The sociologist Victor Branford was actively involved in the summer schools Geddes held in Edinburgh between 1892 and 1895. Geddes presented a two-part paper on Civics as Applied Sociology to the British Sociological Society in 1904 and 1905. Geddes and Branford co-authored two books setting out their perspective on social renewal; The Coming Polity: A Study in Reconstruction (1917) and Our Social Inheritance (1919).

Geddes submitted a study of parks, gardens, and culture-institutes in Dunfermline to the Carnegie Dunferline Trust in 1904. His Civic Survey of Edinburgh was presented as an exhibition at the Royal Academy in London in conjunction with the 1910 Town Planning Conference of the Royal Institute of British Architects and published by the Institute in the following year. His introduction to town planning and the study of civics, Cities in Evolution, was published in 1915.

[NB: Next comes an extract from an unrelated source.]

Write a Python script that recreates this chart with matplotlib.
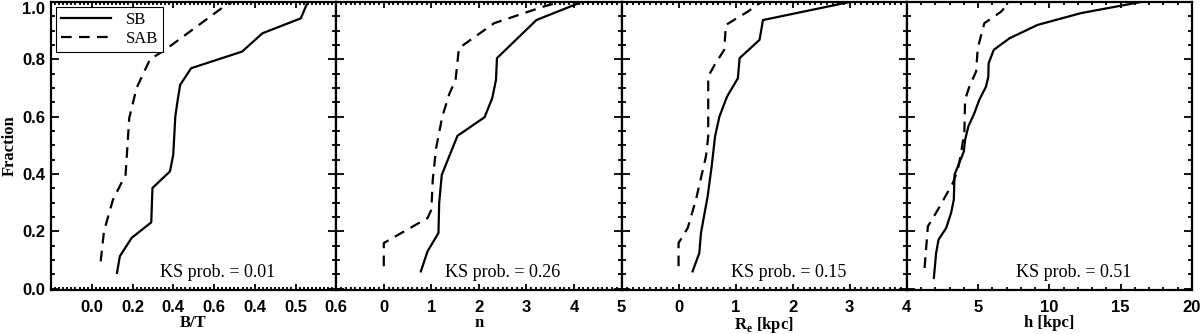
import matplotlib
matplotlib.use("Agg")
import matplotlib.pyplot as plt
from matplotlib.ticker import MultipleLocator, FixedLocator, FixedFormatter, FormatStrFormatter

# cumulative fractions
bt_sb_x = [0.062, 0.069, 0.098, 0.146, 0.149, 0.192, 0.200, 0.205, 0.211, 0.217, 0.244, 0.369, 0.419, 0.513, 0.530]
bt_sb_y = [0.055, 0.113, 0.177, 0.231, 0.351, 0.409, 0.467, 0.600, 0.659, 0.711, 0.769, 0.827, 0.891, 0.943, 1.0]
bt_sab_x = [0.022, 0.030, 0.052, 0.083, 0.092, 0.110, 0.143, 0.180, 0.324, 0.345]
bt_sab_y = [0.095, 0.200, 0.310, 0.397, 0.595, 0.700, 0.800, 0.833, 0.984, 1.0]

n_sb_x = [0.78, 0.92, 1.15, 1.165, 1.22, 1.55, 2.12, 2.28, 2.36, 2.38, 3.21, 4.16]
n_sb_y = [0.060, 0.130, 0.194, 0.299, 0.397, 0.533, 0.598, 0.664, 0.728, 0.804, 0.937, 1.0]
n_sab_x = [0.0, 0.0, 0.92, 1.0, 1.03, 1.10, 1.23, 1.38, 1.51, 1.58, 2.32, 3.36, 3.70]
n_sab_y = [0.078, 0.159, 0.246, 0.275, 0.380, 0.490, 0.600, 0.680, 0.728, 0.839, 0.926, 0.984, 1.0]

re_sb_x = [0.246, 0.364, 0.393, 0.51, 0.58, 0.64, 0.716, 0.85, 1.04, 1.07, 1.42, 1.48, 3.0]
re_sb_y = [0.060, 0.124, 0.194, 0.322, 0.426, 0.531, 0.600, 0.670, 0.734, 0.804, 0.868, 0.937, 1.0]
re_sab_x = [0.0, 0.0, 0.16, 0.305, 0.48, 0.52, 0.52, 0.63, 0.80, 0.83, 1.21, 1.45]
re_sab_y = [0.078, 0.159, 0.211, 0.310, 0.461, 0.531, 0.740, 0.780, 0.833, 0.920, 0.966, 1.0]

h_sb_x = [1.90, 2.06, 2.23, 2.76, 3.11, 3.30, 3.35, 4.0, 4.09, 4.32, 4.74, 5.09, 5.56, 5.72, 5.74,
          6.10, 7.19, 9.17, 12.2, 16.4]
h_sb_y = [0.037, 0.124, 0.171, 0.211, 0.264, 0.310, 0.397, 0.478, 0.519, 0.566, 0.612, 0.659, 0.705,
          0.740, 0.786, 0.833, 0.873, 0.920, 0.961, 1.0]
h_sab_x = [1.25, 1.48, 2.18, 3.23, 3.58, 3.81, 4.04, 4.09, 4.39, 4.86, 4.98, 5.44, 6.61, 7.2]
h_sab_y = [0.072, 0.217, 0.275, 0.368, 0.415, 0.473, 0.548, 0.659, 0.705, 0.757, 0.839, 0.926, 0.966, 1.0]

ks_probs = ["0.01", "0.26", "0.15", "0.51"]
xlabels = ["B/T", "n", r"R$_\mathbf{e}$ [kpc]", "h [kpc]"]
bt_ticks = [0.0, 0.1, 0.2, 0.3, 0.4, 0.5, 0.6]
bt_ticklabels = ["0.0", "0.2", "0.4", "0.6", "0.4", "0.5", "0.6"]
n_ticks = [0, 1, 2, 3, 4, 5]
re_ticks = [0, 1, 2, 3, 4]
h_ticks = [5, 10, 15, 20]
frac_ticks = [0.0, 0.2, 0.4, 0.6, 0.8, 1.0]

serif = "Liberation Serif"
plt.rcParams["font.family"] = "Liberation Sans"
plt.rcParams["font.weight"] = "bold"
plt.rcParams["mathtext.fontset"] = "custom"
plt.rcParams["mathtext.bf"] = "Liberation Serif:bold"
plt.rcParams["mathtext.rm"] = "Liberation Serif:bold"
dash = (0, (4.8, 3.3))

fig = plt.figure(figsize=(12, 3.34), dpi=100)
left, right = 51 / 1200, 1192 / 1200
bottom, top = 44 / 334, 332 / 334
w = (right - left) / 4

panels = [
    (bt_sb_x, bt_sb_y, bt_sab_x, bt_sab_y, (-0.1, 0.6), 0.01, bt_ticks),
    (n_sb_x, n_sb_y, n_sab_x, n_sab_y, (-1, 5), 0.1, n_ticks),
    (re_sb_x, re_sb_y, re_sab_x, re_sab_y, (-1, 4), 0.1, re_ticks),
    (h_sb_x, h_sb_y, h_sab_x, h_sab_y, (0, 20), 1, h_ticks),
]

for i, (sx, sy, ax_, ay, xlim, minor, ticks) in enumerate(panels):
    ax = fig.add_axes([left + i * w, bottom, w, top - bottom])
    ax.plot(sx, sy, color="black", lw=1.6, label="SB")
    ax.plot(ax_, ay, color="black", lw=1.6, linestyle=dash, label="SAB")
    ax.set_xlim(*xlim)
    ax.set_ylim(-0.005, 1.0)
    for s in ax.spines.values():
        s.set_linewidth(1.6)
    ax.yaxis.set_major_locator(FixedLocator(frac_ticks))
    ax.yaxis.set_minor_locator(MultipleLocator(0.05))
    ax.yaxis.set_major_formatter(FormatStrFormatter("%.1f"))
    ax.xaxis.set_major_locator(FixedLocator(ticks))
    ax.xaxis.set_minor_locator(MultipleLocator(minor))
    ax.tick_params(axis="both", which="both", direction="in", top=True, right=True, width=1.3,
                   labelsize=12)
    ax.tick_params(axis="y", which="major", length=5.5, pad=4)
    ax.tick_params(axis="y", which="minor", length=3)
    ax.tick_params(axis="x", which="major", length=4, pad=7)
    ax.tick_params(axis="x", which="minor", length=2)
    if i == 0:
        ax.xaxis.set_major_formatter(FixedFormatter(bt_ticklabels))
        ax.set_ylabel("Fraction", family=serif, fontweight="bold", fontsize=12)
        ax.yaxis.set_label_coords(-0.118, 0.5)
        leg = ax.legend(loc="upper left", handlelength=3.0, prop={"family": serif, "size": 12, "weight": "normal"},
                        fancybox=False, edgecolor="black", framealpha=1, borderaxespad=0.3,
                        handletextpad=0.9, borderpad=0.3, labelspacing=0.2)
        leg.get_frame().set_linewidth(0.8)
        # keep the top "1.0" label inside the figure, as in the original
        ax.yaxis.get_major_ticks()[-1].label1.set_verticalalignment("top")
    else:
        ax.set_yticklabels([])
    ax.set_xlabel(xlabels[i], family=serif, fontweight="bold", fontsize=12, va="top")
    ax.xaxis.set_label_coords(0.5, -0.088)
    ax.text(0.585, 0.06, f"KS prob. = {ks_probs[i]}", transform=ax.transAxes, ha="center",
            va="center", family=serif, fontweight="normal", fontsize=13)

fig.savefig("out.png", dpi=100)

Geddes prepared a number of planning reports for cities in India and Palestine. His Town Planning Towards City Development: A Report to the Durbar of Indore was published in 1918. He submitted a report on Jerusalem Actual and Possible to the Military Governor of Jerusalem in November 1919 and The Proposed Hebrew University of Jerusalem: A Preliminary Report to the Zionist Organisation in December 1919. He submitted his Town Planning Report: Jaffa and Tel Aviv to the Municipality of Tel Aviv in 1925.


“This is a green world, with animals comparatively few and small, and dependent on the leaves. By leaves we live.”